As Seth Godin so poignantly wrote in one of his recent blog posts, for every post that is published there are two or three that didn’t make the cut. And that’s exactly my process, which includes a lot of lost posts and unfinished documents. But, this happened even more so with this post.

I began writing focusing on tips to productively work with a manager or boss, who due to personality conflicts or other factors, creates a challenging work environment. But, through my research and conversations, I realized that the dialogue surrounding this topic is much more complicated and the overarching problem is far broader.

So I scraped my original posts and landed on this topic – Three Ways to Deal With Negativity – because to me, that is needed more than anything and if you can overcome negativity then you can deal with the challenges you may face especially when it comes to navigating a challenging environment or relationship.

So, here are three ways to overcome negativity and focus on moving in a positive and productive direction.

  1. Identify the source. When feeling some sort of negative energy (or blatantly negativity that’s in your face), sometimes we have to take a step back to pinpoint its roots and figure out what is happening at and below the surface. For instance, when I feel negativity coming from someone, I often think about the adage, “Everybody’s got something,” meaning that I am probably not the source of the projected negativity.
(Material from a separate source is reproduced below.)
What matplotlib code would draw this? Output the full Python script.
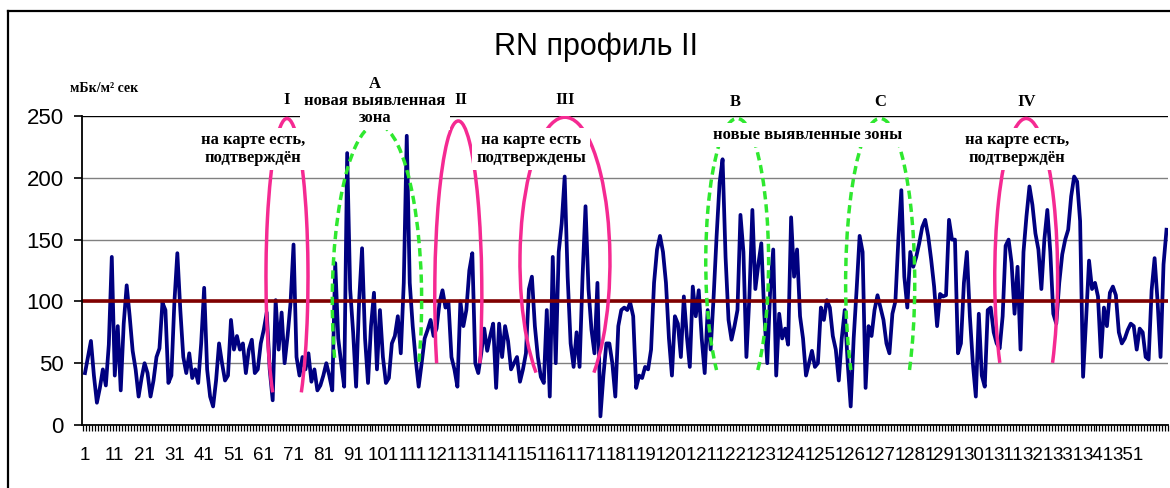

There is a good chance that the person is facing something below the surface and is redirecting the negativity, sometimes unknowingly. Once you can figure out the source, it will help you understand how to deal with it.
  1. Control your own thoughts and mood. Remember, we can only control us. No one but you decides if you’re happy or sad or angry, so it’s really up to how we receive the negativity and what we choose to do with it. In the words of Mike Rowe of Dirty Jobs, “What you do, who you’re with, and how you feel about the world around you, is completely up to you.”
  1. Focus on the positive. Yes, this is about finding the silver lining. The negativity may be annoying and inconvenient, but maybe it can be used a fuel to push you to do something different.

Ultimately, it all boils down to perspective and how you choose to look at situations. It’s the old concept of the glass is half full vs. the glass is half empty – it’s your choice whether you see negativity and conflict, or positivity and opportunity.